De acordo com o estudo do policial, Estados das regiões Norte e Nordeste são os que apresentam o maior índice de constatação de extração ilegal de areia no Brasil, seguido pelos da região Centro-Oeste. Depois, vêm os do Sudeste e do Sul, os quais apresentam números menores de ocorrências de extração ilegal de areia.

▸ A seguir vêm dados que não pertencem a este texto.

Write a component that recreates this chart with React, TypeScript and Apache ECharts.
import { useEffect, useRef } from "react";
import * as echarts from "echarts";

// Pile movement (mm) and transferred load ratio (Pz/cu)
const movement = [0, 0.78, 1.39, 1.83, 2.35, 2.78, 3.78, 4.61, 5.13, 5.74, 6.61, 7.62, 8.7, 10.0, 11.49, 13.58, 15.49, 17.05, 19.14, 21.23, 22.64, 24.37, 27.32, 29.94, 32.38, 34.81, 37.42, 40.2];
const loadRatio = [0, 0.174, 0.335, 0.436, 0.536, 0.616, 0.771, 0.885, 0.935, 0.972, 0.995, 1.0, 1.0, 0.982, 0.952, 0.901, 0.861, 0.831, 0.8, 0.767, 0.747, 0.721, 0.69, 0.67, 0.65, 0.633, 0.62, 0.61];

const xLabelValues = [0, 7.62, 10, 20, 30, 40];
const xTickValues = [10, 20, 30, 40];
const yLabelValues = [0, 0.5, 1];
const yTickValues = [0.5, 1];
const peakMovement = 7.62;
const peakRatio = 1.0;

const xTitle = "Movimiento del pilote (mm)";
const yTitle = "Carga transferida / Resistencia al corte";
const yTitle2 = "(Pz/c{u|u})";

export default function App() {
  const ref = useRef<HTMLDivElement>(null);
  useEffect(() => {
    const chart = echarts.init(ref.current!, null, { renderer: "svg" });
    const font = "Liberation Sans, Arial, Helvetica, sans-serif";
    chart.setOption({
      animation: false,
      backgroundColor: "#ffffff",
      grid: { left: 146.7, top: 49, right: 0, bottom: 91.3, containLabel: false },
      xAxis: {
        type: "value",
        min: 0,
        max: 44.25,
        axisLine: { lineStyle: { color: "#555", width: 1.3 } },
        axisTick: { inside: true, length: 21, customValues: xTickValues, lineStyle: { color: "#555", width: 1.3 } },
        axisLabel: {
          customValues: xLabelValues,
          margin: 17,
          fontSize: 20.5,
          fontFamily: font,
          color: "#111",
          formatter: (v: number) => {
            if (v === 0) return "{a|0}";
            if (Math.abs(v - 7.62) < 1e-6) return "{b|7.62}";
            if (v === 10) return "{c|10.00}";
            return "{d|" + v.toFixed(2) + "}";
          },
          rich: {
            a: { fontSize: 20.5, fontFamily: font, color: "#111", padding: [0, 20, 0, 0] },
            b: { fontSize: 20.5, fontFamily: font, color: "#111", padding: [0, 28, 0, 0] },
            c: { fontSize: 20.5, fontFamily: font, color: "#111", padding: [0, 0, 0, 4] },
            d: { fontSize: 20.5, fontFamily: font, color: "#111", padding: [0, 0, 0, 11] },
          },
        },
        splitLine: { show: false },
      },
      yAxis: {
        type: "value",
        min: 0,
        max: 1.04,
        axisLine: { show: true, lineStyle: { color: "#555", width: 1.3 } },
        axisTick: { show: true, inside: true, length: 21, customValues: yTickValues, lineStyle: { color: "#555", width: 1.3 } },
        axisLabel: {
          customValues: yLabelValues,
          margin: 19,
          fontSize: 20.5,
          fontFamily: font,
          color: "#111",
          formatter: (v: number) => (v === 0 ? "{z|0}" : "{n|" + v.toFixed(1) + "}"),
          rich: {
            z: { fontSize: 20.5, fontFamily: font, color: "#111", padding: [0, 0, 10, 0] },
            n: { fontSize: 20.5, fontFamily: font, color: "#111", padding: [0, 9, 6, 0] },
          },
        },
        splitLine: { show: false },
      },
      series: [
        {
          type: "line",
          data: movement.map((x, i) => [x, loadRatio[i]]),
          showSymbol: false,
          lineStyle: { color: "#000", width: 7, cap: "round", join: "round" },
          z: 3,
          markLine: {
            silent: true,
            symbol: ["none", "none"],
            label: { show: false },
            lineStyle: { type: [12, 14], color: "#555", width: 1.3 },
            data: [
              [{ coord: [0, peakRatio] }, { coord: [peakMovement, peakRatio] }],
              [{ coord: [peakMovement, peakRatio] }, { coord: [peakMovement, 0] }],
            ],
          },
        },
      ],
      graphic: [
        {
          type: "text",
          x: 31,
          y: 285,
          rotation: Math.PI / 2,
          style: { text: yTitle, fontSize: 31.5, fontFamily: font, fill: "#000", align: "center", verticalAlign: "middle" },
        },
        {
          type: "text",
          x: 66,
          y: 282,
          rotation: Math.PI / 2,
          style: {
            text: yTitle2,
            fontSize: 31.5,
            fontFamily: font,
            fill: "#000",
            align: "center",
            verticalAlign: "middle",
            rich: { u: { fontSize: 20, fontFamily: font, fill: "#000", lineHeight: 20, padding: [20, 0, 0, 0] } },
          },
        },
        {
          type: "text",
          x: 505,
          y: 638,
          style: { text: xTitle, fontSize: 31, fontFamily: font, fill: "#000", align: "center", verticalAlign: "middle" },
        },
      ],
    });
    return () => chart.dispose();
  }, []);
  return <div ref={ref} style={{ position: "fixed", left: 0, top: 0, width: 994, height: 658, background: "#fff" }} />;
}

Na opinião do especialista, para que o crime seja coibido, é necessário que haja a integração do trabalho das instituições, que, juntas, podem conseguir apoio do DNPM e de institutos ambientais. “Combater a extração ilegal de areia é mais fácil do que o tráfico de drogas. Se a pessoa tiver a oportunidade de legalizar sua área para fazer a extração, melhor. Não é abrir facilidades, mas criar oportunidades. Eu desejo que haja repressão efetiva para localizar esses grandes destruidores da natureza”, frisa.

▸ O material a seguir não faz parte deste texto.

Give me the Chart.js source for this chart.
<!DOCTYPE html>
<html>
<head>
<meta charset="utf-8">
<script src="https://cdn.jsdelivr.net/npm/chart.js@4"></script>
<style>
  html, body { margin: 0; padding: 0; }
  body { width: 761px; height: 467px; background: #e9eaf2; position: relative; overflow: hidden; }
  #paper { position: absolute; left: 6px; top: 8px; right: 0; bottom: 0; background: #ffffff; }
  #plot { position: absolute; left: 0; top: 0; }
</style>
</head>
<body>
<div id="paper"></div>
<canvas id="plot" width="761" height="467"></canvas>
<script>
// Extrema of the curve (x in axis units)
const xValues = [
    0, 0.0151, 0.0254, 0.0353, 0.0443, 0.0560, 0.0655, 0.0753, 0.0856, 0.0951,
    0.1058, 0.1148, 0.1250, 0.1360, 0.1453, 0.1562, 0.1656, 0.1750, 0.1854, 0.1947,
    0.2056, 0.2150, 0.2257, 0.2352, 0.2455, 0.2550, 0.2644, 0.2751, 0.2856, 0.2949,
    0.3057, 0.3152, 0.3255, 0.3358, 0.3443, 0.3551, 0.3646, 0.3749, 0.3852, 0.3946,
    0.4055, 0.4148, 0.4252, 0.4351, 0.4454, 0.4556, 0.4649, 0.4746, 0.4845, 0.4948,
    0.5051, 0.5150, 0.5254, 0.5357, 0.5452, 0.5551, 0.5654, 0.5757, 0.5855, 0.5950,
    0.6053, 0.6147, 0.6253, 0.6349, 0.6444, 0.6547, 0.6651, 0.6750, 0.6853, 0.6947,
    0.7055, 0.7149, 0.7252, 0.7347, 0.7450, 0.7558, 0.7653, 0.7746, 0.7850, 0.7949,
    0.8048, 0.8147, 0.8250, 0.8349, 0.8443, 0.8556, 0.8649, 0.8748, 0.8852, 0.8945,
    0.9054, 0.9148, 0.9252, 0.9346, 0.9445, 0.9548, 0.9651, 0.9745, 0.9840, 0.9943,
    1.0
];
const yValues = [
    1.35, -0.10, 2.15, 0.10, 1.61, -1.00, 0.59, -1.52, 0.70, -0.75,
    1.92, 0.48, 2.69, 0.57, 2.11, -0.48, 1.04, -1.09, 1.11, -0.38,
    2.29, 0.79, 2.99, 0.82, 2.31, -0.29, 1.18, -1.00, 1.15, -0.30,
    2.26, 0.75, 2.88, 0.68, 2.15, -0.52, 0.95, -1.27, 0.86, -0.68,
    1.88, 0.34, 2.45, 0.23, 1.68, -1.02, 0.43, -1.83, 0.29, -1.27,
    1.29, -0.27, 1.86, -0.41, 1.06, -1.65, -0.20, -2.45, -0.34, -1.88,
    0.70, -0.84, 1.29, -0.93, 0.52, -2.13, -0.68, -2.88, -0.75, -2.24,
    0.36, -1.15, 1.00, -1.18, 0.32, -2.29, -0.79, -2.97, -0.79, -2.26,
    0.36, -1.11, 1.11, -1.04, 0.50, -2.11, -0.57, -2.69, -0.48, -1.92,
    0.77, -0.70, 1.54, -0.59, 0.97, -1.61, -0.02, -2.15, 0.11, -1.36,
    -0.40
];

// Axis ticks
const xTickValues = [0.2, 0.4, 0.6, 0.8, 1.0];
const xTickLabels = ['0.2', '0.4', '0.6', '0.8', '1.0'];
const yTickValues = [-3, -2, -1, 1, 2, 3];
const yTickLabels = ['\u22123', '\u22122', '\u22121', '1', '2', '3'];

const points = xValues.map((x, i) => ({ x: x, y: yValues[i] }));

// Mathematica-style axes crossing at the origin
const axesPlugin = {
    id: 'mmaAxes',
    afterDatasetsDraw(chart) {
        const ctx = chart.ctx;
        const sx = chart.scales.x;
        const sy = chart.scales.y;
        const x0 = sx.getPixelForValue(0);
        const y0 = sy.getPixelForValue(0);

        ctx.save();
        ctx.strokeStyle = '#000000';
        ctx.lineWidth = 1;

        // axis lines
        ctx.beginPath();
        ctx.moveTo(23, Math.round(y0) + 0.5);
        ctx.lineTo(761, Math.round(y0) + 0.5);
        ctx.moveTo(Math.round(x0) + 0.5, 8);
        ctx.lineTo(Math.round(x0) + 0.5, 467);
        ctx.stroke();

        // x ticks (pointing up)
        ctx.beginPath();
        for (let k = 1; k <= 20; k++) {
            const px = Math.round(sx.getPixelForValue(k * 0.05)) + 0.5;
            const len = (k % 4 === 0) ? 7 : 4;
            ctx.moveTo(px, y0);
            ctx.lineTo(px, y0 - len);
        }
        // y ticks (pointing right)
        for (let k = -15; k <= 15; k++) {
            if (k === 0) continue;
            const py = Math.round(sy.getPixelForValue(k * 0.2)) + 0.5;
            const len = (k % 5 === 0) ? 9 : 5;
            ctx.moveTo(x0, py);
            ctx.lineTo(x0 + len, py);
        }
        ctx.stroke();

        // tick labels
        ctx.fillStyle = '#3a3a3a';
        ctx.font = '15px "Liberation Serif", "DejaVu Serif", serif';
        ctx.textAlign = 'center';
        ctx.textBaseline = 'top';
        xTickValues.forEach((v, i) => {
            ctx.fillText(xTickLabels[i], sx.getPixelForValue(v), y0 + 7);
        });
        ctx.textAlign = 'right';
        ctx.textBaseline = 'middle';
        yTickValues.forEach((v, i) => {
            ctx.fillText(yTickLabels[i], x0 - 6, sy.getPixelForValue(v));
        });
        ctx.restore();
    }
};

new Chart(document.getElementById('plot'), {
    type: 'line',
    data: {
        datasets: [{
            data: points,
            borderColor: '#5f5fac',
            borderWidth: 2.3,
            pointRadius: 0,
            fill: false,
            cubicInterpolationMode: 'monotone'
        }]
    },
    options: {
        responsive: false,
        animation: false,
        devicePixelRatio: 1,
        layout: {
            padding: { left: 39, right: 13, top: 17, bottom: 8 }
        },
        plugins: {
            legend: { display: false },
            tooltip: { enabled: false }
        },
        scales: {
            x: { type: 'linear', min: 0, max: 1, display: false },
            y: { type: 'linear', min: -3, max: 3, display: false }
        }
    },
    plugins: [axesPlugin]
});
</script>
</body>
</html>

A IMPORTÂNCIA DOS AGREGADOS

A areia, o cascalho, o saibro e outros materiais compõem um importante grupo: o de agregados para a construção civil. São matérias-primas indispensáveis para o desenvolvimento da infraestrutura urbana e de moradia.

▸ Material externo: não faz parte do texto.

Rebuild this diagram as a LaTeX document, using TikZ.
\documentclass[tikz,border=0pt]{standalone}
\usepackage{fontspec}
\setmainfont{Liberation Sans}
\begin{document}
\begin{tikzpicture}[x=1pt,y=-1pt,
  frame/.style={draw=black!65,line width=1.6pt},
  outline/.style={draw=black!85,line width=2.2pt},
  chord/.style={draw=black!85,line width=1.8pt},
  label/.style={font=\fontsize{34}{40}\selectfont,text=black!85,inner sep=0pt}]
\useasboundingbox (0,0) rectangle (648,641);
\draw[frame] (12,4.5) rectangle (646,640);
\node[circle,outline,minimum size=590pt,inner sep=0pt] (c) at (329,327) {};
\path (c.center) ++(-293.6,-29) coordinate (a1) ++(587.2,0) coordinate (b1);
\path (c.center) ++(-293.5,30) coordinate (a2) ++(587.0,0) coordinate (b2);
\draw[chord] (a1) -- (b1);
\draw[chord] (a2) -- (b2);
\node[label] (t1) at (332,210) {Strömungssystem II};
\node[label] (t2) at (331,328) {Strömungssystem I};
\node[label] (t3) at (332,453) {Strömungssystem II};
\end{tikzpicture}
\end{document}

De acordo com o agente da Polícia Federal e autor do estudo sobre a extração ilegal de areia no Brasil, para cada quilômetro de uma linha do metrô, por exemplo, são consumidas 50 mil toneladas de agregados, e a mesma distância de uma estrada pavimentada consome 9.800 toneladas. Em edifícios, são utilizadas 1.360 toneladas em cada mil metros quadrados de área construída. Em casas populares de 50 metros quadrados, são usadas 68 toneladas. Além disso, Ramadon lembra que a areia é constantemente empregada na indústria de transformação: vidros, química, cerâmica, siderurgia, filtros, sendo esses setores que usam a areia em alguma parte do processo.

A areia é encontrada em leitos de rios, dunas e planícies, podendo ser classificada como fina, média ou grossa. Para se extraírem os depósitos nos rios, são utilizadas dragas de sucção, que bombeiam a água, separando a areia em lagoas de decantação. A partir daí, ela é retirada por pás carregadeiras ou de forma braçal. Nas planícies, a extração nas cavas ocorre em depósitos aluvionares, por meio de escavação mecânica ou de desmonte hidráulico.